Der PC-Boom fand also weitgehend ohne IBM statt. Für die Branche insgesamt ging es jahrelang nur bergauf. Dazu trugen auch bessere Bedienoberflächen wie Windows 95 bei. 1996 wurden weltweit rund 70 Millionen PCs verkauft. Die Absatzzahlen stiegen dann kontinuierlich auf über 350 Millionen PCs im Jahr 2011 an. Danach zeigte der Trend allerdings stetig nach unten. Der Tiefpunkt wurde 2018 mit einem Absatz von knapp 260 Millionen PCs erreicht. Im vergangenen Jahr sorgte die Corona-Krise dafür, dass vor allem mehr Laptops benötigt wurden und die Absatzzahl auf über 300 Millionen PCs anstieg.
Trotz der jüngsten Markterfolge steht die PC-Branche aktuell vor großen Umbrüchen. Zum einen steht in Frage, ob Intel seine führende Rolle in der PC-Welt mit seiner Chiparchitektur (x86) behaupten kann. Herausforderer ist der ewige Konkurrent Apple, der derzeit die Technikexperten mit seinem Konzept überzeugt, stromsparende Chip-Technologie aus dem Smartphone-Bereich auf den PC zu übertragen. Die Apple-Leute können derzeit gar nicht so schnell produzieren, wie ihnen die Macs mit dem neuen M1-Chip aus den Händen gerissen werden.

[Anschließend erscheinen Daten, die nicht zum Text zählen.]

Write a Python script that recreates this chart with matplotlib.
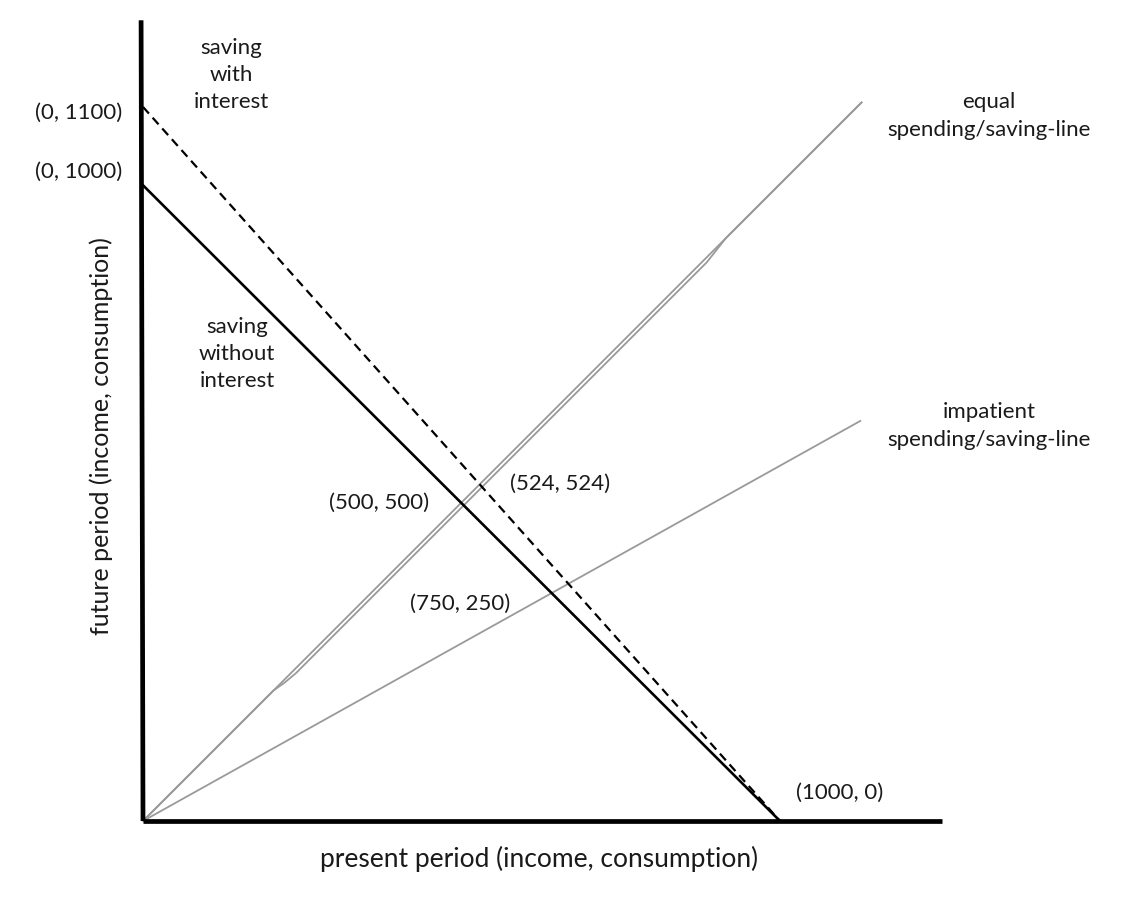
import matplotlib
matplotlib.use('Agg')
import matplotlib.pyplot as plt

# pixel scale of the drawing: about 0.637 px per unit, origin at (143, 822)
px = 0.637
W, H = 1122, 904
ox, oy = 143, 822

# budget lines (present, future)
budget_x = [0, 1000]
budget_y = [998, 0]
interest_x = [0, 1000]
interest_y = [1121, 0]

# equal spending/saving line, drawn twice (slightly off each other)
equal_x = [0, 1129]
equal_y = [0, 1129]
equal2_x = [0, 205, 222, 240, 885, 900, 915, 1129]
equal2_y = [0, 205, 217, 232, 877, 896, 915, 1129]

# impatient spending/saving line
impatient_x = [0, 1126]
impatient_y = [0, 628]

# axis strokes
yaxis_x = [0, -3]
yaxis_y = [0, 1257]
xaxis_x = [0, 1254]
xaxis_y = [0, 0]

plt.rcParams['font.family'] = ['Lato', 'DejaVu Sans']

fig = plt.figure(figsize=(W / 100, H / 100), dpi=100)
ax = fig.add_axes([0, 0, 1, 1])
ax.set_xlim(-ox / px, (W - ox) / px)
ax.set_ylim(-(H - oy) / px, oy / px)
ax.axis('off')

ax.plot(equal_x, equal_y, color='#9a9a9a', lw=1.3, solid_capstyle='butt')
ax.plot(equal2_x, equal2_y, color='#9a9a9a', lw=1.3, solid_capstyle='butt')
ax.plot(impatient_x, impatient_y, color='#9a9a9a', lw=1.3)
ax.plot(budget_x, budget_y, color='black', lw=1.9)
ax.plot(interest_x, interest_y, color='black', lw=1.6, linestyle=(0, (4, 2.5)))
ax.plot(yaxis_x, yaxis_y, color='black', lw=3.4, solid_capstyle='butt')
ax.plot(xaxis_x, xaxis_y, color='black', lw=3.4, solid_capstyle='butt')


def label(xp, yp, s, fs=16, **kw):
    # place text by pixel position of its centre
    ax.text((xp - ox) / px, (oy - yp) / px, s, ha='center', va='center',
            fontsize=fs, linespacing=1.45, color='#1a1a1a', **kw)


label(231, 75, 'saving\nwith\ninterest')
label(79, 113, '(0, 1100)')
label(79, 172, '(0, 1000)')
label(237, 354, 'saving\nwithout\ninterest')
label(379, 503, '(500, 500)')
label(560, 484, '(524, 524)')
label(460, 604, '(750, 250)')
label(840, 793, '(1000, 0)')
label(989, 116, 'equal\nspending/saving-line')
label(989, 426, 'impatient\nspending/saving-line')
label(101, 436, 'future period (income, consumption)', fs=18, rotation=90)
label(539, 859, 'present period (income, consumption)', fs=19)

fig.savefig('out.png', dpi=100)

Auf der anderen Seite fordert Google den traditionellen PC mit seinen Chromebooks heraus. Mit den preiswerten Laptops wird der komplexe Personal Computer auf die Funktion eines Webbrowsers reduziert, weil ohnehin alles in der Internet-Cloud gespeichert und verarbeitet wird. Insbesondere in des USA erleben die Chromebooks starken Zulauf, vor allem an den Schulen und Universitäten. Auf das Konzept des Cloud-Computers springt fast genau 40 Jahre nach der Vorstellung des ersten IBM-PCs aber auch Microsoft auf. Windows 365 bringt den PC und die benötigte Software ins Netz, so dass man zum Bedienen nur noch einen einfachen Rechner oder Tablet-Computer benötigt.